(EXERCISE OBJECTIVE)
Restate, exactly and without pictures, the lines from the start of the listing below through the line holding "Scatter, XAxis, YAxis".

+++ GIVEN DATA

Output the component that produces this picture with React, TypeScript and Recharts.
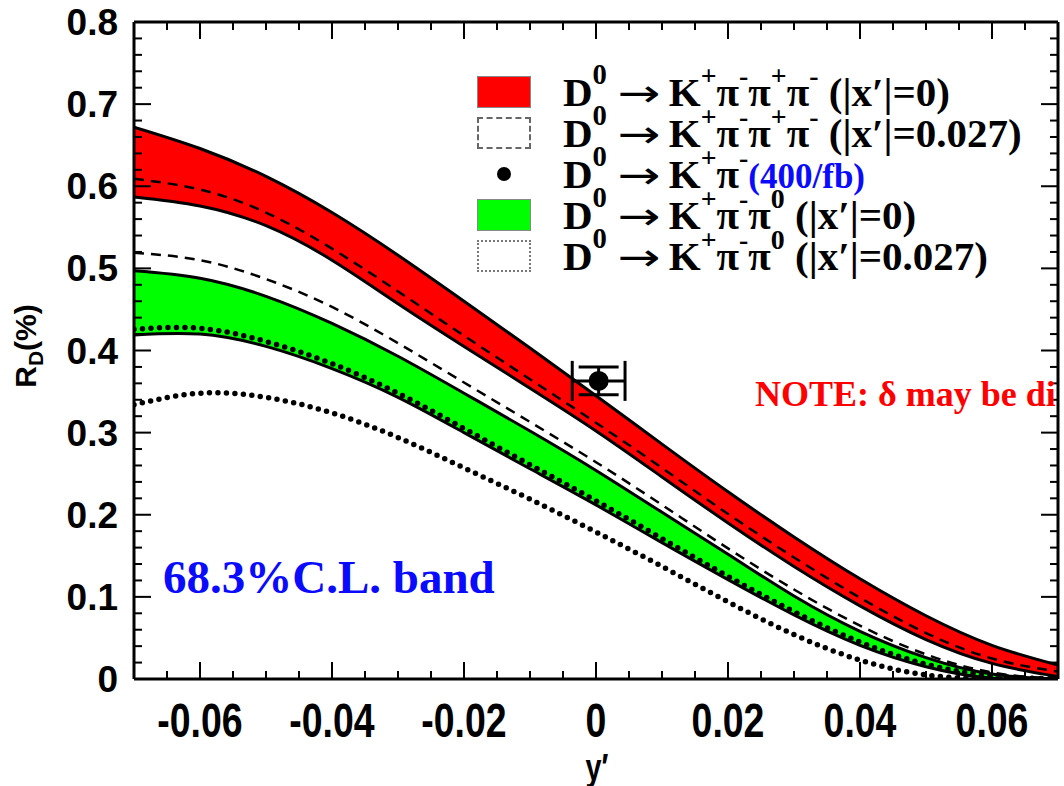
import { Area, ComposedChart, ErrorBar, Line, Scatter, XAxis, YAxis } from 'recharts'

// y' grid and R_D(%) curves
const Y_PRIME = [-0.07, -0.06, -0.05, -0.04, -0.03, -0.02, -0.01, 0, 0.01, 0.02, 0.03, 0.04, 0.05, 0.06, 0.07]
const K3PI_HI = [0.672, 0.646, 0.612, 0.568, 0.516, 0.46, 0.403, 0.345, 0.286, 0.228, 0.173, 0.122, 0.077, 0.041, 0.017]
const K3PI_LO = [0.587, 0.576, 0.552, 0.51, 0.457, 0.405, 0.354, 0.302, 0.246, 0.19, 0.137, 0.089, 0.048, 0.019, 0.003]
const K3PI_X027_A = [0.609, 0.596, 0.568, 0.524, 0.472, 0.418, 0.365, 0.312, 0.257, 0.201, 0.148, 0.099, 0.056, 0.025, 0.009]
const K3PI_X027_B = [0.519, 0.51, 0.487, 0.453, 0.409, 0.361, 0.313, 0.264, 0.212, 0.159, 0.109, 0.065, 0.03, 0.008, 0]
const KPIPI0_HI = [0.497, 0.488, 0.466, 0.433, 0.393, 0.348, 0.302, 0.254, 0.203, 0.152, 0.101, 0.058, 0.026, 0.006, 0]
const KPIPI0_LO = [0.419, 0.42, 0.405, 0.378, 0.343, 0.3, 0.256, 0.212, 0.166, 0.121, 0.078, 0.041, 0.015, 0.001, 0]
const KPIPI0_X027_A = [0.426, 0.427, 0.411, 0.384, 0.348, 0.305, 0.261, 0.217, 0.171, 0.125, 0.082, 0.045, 0.018, 0.004, 0]
const KPIPI0_X027_B = [0.334, 0.348, 0.343, 0.324, 0.294, 0.257, 0.219, 0.179, 0.137, 0.094, 0.054, 0.023, 0.005, 0, 0]

// K+pi- measurement (400/fb)
const MEAS_X = [0.0004]
const MEAS_Y = [0.363]
const MEAS_XERR = [0.004]
const MEAS_YERR = [0.017]

const X_TICKS = [-0.07, -0.065, -0.06, -0.055, -0.05, -0.045, -0.04, -0.035, -0.03, -0.025, -0.02, -0.015, -0.01, -0.005, 0,
  0.005, 0.01, 0.015, 0.02, 0.025, 0.03, 0.035, 0.04, 0.045, 0.05, 0.055, 0.06, 0.065, 0.07]
const X_LABELS = [-0.06, -0.04, -0.02, 0, 0.02, 0.04, 0.06]
const Y_TICKS = [0, 0.02, 0.04, 0.06, 0.08, 0.1, 0.12, 0.14, 0.16, 0.18, 0.2, 0.22, 0.24, 0.26, 0.28, 0.3, 0.32, 0.34, 0.36, 0.38, 0.4,
  0.42, 0.44, 0.46, 0.48, 0.5, 0.52, 0.54, 0.56, 0.58, 0.6, 0.62, 0.64, 0.66, 0.68, 0.7, 0.72, 0.74, 0.76, 0.78, 0.8]
const Y_LABELS = [0, 0.1, 0.2, 0.3, 0.4, 0.5, 0.6, 0.7, 0.8]

const curveData = Y_PRIME.map((x, i) => ({
  x,
  redHi: K3PI_HI[i],
  redLo: K3PI_LO[i],
  redDashA: K3PI_X027_A[i],
  redDashB: K3PI_X027_B[i],
  greenHi: KPIPI0_HI[i],
  greenLo: KPIPI0_LO[i],
  greenDotA: KPIPI0_X027_A[i],
  greenDotB: KPIPI0_X027_B[i],
}))
const measData = MEAS_X.map((x, i) => ({ x, y: MEAS_Y[i], ex: MEAS_XERR[i], ey: MEAS_YERR[i] }))

const isMultiple = (v: number, step: number) => Math.abs(v / step - Math.round(v / step)) < 1e-6

// frame tick marks (ROOT style, pointing into the pad)
const bottomTicks = X_TICKS.map((x) => ({ x, y: 0, major: isMultiple(x, 0.02) }))
const topTicks = X_TICKS.map((x) => ({ x, y: 0.8, major: isMultiple(x, 0.02) }))
const leftTicks = Y_TICKS.map((y) => ({ x: -0.07, y, major: isMultiple(y, 0.1) }))
const rightTicks = Y_TICKS.map((y) => ({ x: 0.07, y, major: isMultiple(y, 0.1) }))

const SANS = '"Liberation Sans", Arial, sans-serif'
const SERIF = '"Liberation Serif", "Times New Roman", serif'
const BLUE = '#0a0aff'
const RED = '#ff0000'
const GREEN = '#00ff00'
const TICK_INK = '#000'

const fmtX = (v: number) => (Math.abs(v) < 1e-9 ? '0' : v.toFixed(2))
const fmtY = (v: number) => (Math.abs(v) < 1e-9 ? '0' : v.toFixed(1))

// side: which frame edge the mark sits on
function tickMark(side: 'bottom' | 'top' | 'left' | 'right') {
  return (p: any) => {
    const len = p.payload.major ? 17 : 8
    const cx = Number(p.cx)
    const cy = Number(p.cy)
    if (side === 'bottom') return <rect x={cx - 1} y={cy - len} width={2} height={len} fill={TICK_INK} />
    if (side === 'top') return <rect x={cx - 1} y={cy} width={2} height={len} fill={TICK_INK} />
    if (side === 'left') return <rect x={cx} y={cy - 1} width={len} height={2} fill={TICK_INK} />
    return <rect x={cx - len} y={cy - 1} width={len} height={2} fill={TICK_INK} />
  }
}

function XLabel(props: any) {
  const x = Number(props.x)
  const y = Number(props.y)
  return (
    <text
      x={0}
      y={0}
      transform={`translate(${x} ${y + 58}) scale(0.78 1)`}
      textAnchor="middle"
      fontFamily={SANS}
      fontWeight="bold"
      fontSize={48}
      fill="#000"
    >
      {fmtX(props.payload.value)}
    </text>
  )
}

function YLabel(props: any) {
  return (
    <text x={Number(props.x) - 16} y={Number(props.y) + 13} textAnchor="end" fontFamily={SANS} fontWeight="bold" fontSize={37} fill="#000">
      {fmtY(props.payload.value)}
    </text>
  )
}

const sup = (s: string, size = '0.68em') => (
  <span style={{ fontSize: size, position: 'relative', top: '-0.75em' }}>{s}</span>
)

function LegendRow({ cy, symbol, children }: { cy: number; symbol: React.ReactNode; children: React.ReactNode }) {
  return (
    <>
      <div style={{ position: 'absolute', left: 477, top: cy - 16, width: 54, height: 32 }}>{symbol}</div>
      <div
        style={{
          position: 'absolute',
          left: 563,
          top: cy - 20,
          height: 40,
          lineHeight: '40px',
          whiteSpace: 'nowrap',
          fontFamily: SERIF,
          fontWeight: 'bold',
          fontSize: 41,
          color: '#000',
        }}
      >
        {children}
      </div>
    </>
  )
}

const ARROW = (
  <span
    style={{
      display: 'inline-block',
      fontFamily: '"DejaVu Sans", sans-serif',
      fontWeight: 'normal',
      fontSize: 38,
      transform: 'scaleX(1.35)',
      margin: '0 14px 0 16px',
    }}
  >
    →
  </span>
)

const D0 = (
  <>
    D{sup('0', '0.7em')}
    {ARROW}K{sup('+')}
  </>
)

const frameAxis = { stroke: '#000', strokeWidth: 3 }

export default function App() {
  return (
    <div style={{ position: 'relative', width: 1064, height: 786, background: '#fff' }}>
      <style>{'body{margin:0}'}</style>
      <ComposedChart width={1064} height={786} data={curveData} margin={{ top: 21, right: 5, bottom: 0, left: 0 }}>
        <Area xAxisId="b" yAxisId="l" type="natural" dataKey={(d: any) => [d.redLo, d.redHi]} fill={RED} fillOpacity={1} stroke="none" isAnimationActive={false} />
        <Area xAxisId="b" yAxisId="l" type="natural" dataKey={(d: any) => [d.greenLo, d.greenHi]} fill={GREEN} fillOpacity={1} stroke="none" isAnimationActive={false} />
        <Line xAxisId="b" yAxisId="l" type="natural" dataKey="redHi" stroke="#000" strokeWidth={3} dot={false} isAnimationActive={false} />
        <Line xAxisId="b" yAxisId="l" type="natural" dataKey="redLo" stroke="#000" strokeWidth={3} dot={false} isAnimationActive={false} />
        <Line xAxisId="b" yAxisId="l" type="natural" dataKey="greenHi" stroke="#000" strokeWidth={3} dot={false} isAnimationActive={false} />
        <Line xAxisId="b" yAxisId="l" type="natural" dataKey="greenLo" stroke="#000" strokeWidth={3} dot={false} isAnimationActive={false} />
        <Line xAxisId="b" yAxisId="l" type="natural" dataKey="redDashA" stroke="#000" strokeWidth={2.5} strokeDasharray="10 7" dot={false} isAnimationActive={false} />
        <Line xAxisId="b" yAxisId="l" type="natural" dataKey="redDashB" stroke="#000" strokeWidth={2.5} strokeDasharray="10 7" dot={false} isAnimationActive={false} />
        <Line xAxisId="b" yAxisId="l" type="natural" dataKey="greenDotA" stroke="#000" strokeWidth={5.5} strokeDasharray="0 8.5" strokeLinecap="round" dot={false} isAnimationActive={false} />
        <Line xAxisId="b" yAxisId="l" type="natural" dataKey="greenDotB" stroke="#000" strokeWidth={5.5} strokeDasharray="0 8.5" strokeLinecap="round" dot={false} isAnimationActive={false} />
        <Scatter
          xAxisId="b"
          yAxisId="l"
          data={measData}
          dataKey="y"
          isAnimationActive={false}
          shape={(p: any) => <circle cx={p.cx} cy={p.cy} r={10} fill="#000" />}
        >
          <ErrorBar dataKey="ey" direction="y" width={20} stroke="#000" strokeWidth={3} isAnimationActive={false} />
          <ErrorBar dataKey="ex" direction="x" width={20} stroke="#000" strokeWidth={3} isAnimationActive={false} />
        </Scatter>
        <Scatter xAxisId="b" yAxisId="l" data={bottomTicks} dataKey="y" isAnimationActive={false} shape={tickMark('bottom')} />
        <Scatter xAxisId="b" yAxisId="l" data={topTicks} dataKey="y" isAnimationActive={false} shape={tickMark('top')} />
        <Scatter xAxisId="b" yAxisId="l" data={leftTicks} dataKey="y" isAnimationActive={false} shape={tickMark('left')} />
        <Scatter xAxisId="b" yAxisId="l" data={rightTicks} dataKey="y" isAnimationActive={false} shape={tickMark('right')} />
        <XAxis
          xAxisId="b"
          dataKey="x"
          type="number"
          domain={[-0.07, 0.07]}
          allowDataOverflow
          ticks={X_LABELS}
          interval={0}
          height={107}
          tickSize={0}
          tickMargin={0}
          tickLine={false}
          axisLine={frameAxis}
          tick={(p: any) => <XLabel {...p} />}
        />
        <XAxis
          xAxisId="t"
          orientation="top"
          dataKey="x"
          type="number"
          domain={[-0.07, 0.07]}
          allowDataOverflow
          height={1}
          tickLine={false}
          tick={false}
          axisLine={frameAxis}
        />
        <YAxis
          yAxisId="l"
          type="number"
          domain={[0, 0.8]}
          allowDataOverflow
          ticks={Y_LABELS}
          interval={0}
          width={134}
          tickSize={0}
          tickMargin={0}
          tickLine={false}
          axisLine={frameAxis}
          tick={(p: any) => <YLabel {...p} />}
        />
        <YAxis
          yAxisId="r"
          orientation="right"
          type="number"
          domain={[0, 0.8]}
          allowDataOverflow
          width={1}
          tickLine={false}
          tick={false}
          axisLine={frameAxis}
        />
      </ComposedChart>

      {/* axis titles */}
      <div
        style={{
          position: 'absolute',
          left: 27,
          top: 346,
          transform: 'translate(-50%, -50%) rotate(-90deg)',
          fontFamily: SANS,
          fontWeight: 'bold',
          fontSize: 30,
          whiteSpace: 'nowrap',
          lineHeight: '34px',
        }}
      >
        R<span style={{ fontSize: '0.7em', position: 'relative', top: '0.35em' }}>D</span>(%)
      </div>
      <div
        style={{
          position: 'absolute',
          left: 597,
          top: 768,
          transform: 'translate(-50%, -50%) scaleX(0.8)',
          fontFamily: SANS,
          fontWeight: 'bold',
          fontSize: 36,
          lineHeight: '40px',
        }}
      >
        y′
      </div>

      {/* legend */}
      <LegendRow cy={92} symbol={<div style={{ width: '100%', height: '100%', background: RED, border: '1px solid #888', boxSizing: 'border-box' }} />}>
        {D0}π{sup('-')}π{sup('+')}π{sup('-')} (|x′|=0)
      </LegendRow>
      <LegendRow cy={133} symbol={<div style={{ width: '100%', height: '100%', border: '2px dashed #666', boxSizing: 'border-box' }} />}>
        {D0}π{sup('-')}π{sup('+')}π{sup('-')} (|x′|=0.027)
      </LegendRow>
      <LegendRow
        cy={174}
        symbol={<div style={{ position: 'absolute', left: 20, top: 9, width: 14, height: 14, borderRadius: '50%', background: '#000' }} />}
      >
        {D0}π{sup('-')}
        <span style={{ color: BLUE, fontSize: 35 }}>(400/fb)</span>
      </LegendRow>
      <LegendRow cy={215} symbol={<div style={{ width: '100%', height: '100%', background: GREEN, border: '1px solid #888', boxSizing: 'border-box' }} />}>
        {D0}π{sup('-')}π{sup('0')} (|x′|=0)
      </LegendRow>
      <LegendRow cy={256} symbol={<div style={{ width: '100%', height: '100%', border: '2px dotted #777', boxSizing: 'border-box' }} />}>
        {D0}π{sup('-')}π{sup('0')} (|x′|=0.027)
      </LegendRow>

      {/* annotations inside the frame */}
      <div style={{ position: 'absolute', left: 136, top: 24, width: 920, height: 653, overflow: 'hidden', pointerEvents: 'none' }}>
        <div
          style={{
            position: 'absolute',
            left: 755 - 136,
            top: 394 - 24 - 20,
            lineHeight: '40px',
            whiteSpace: 'nowrap',
            fontFamily: SERIF,
            fontWeight: 'bold',
            fontSize: 36,
            color: RED,
          }}
        >
          NOTE: δ may be different
        </div>
        <div
          style={{
            position: 'absolute',
            left: 163 - 136,
            top: 577 - 24 - 25,
            lineHeight: '50px',
            whiteSpace: 'nowrap',
            fontFamily: SERIF,
            fontWeight: 'bold',
            fontSize: 47,
            color: BLUE,
          }}
        >
          68.3%C.L. band
        </div>
      </div>
    </div>
  )
}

++++++

(SOLUTION)
Output the component that produces this picture with React, TypeScript and Recharts.
import { Area, ComposedChart, ErrorBar, Line, Scatter, XAxis, YAxis } from 'recharts'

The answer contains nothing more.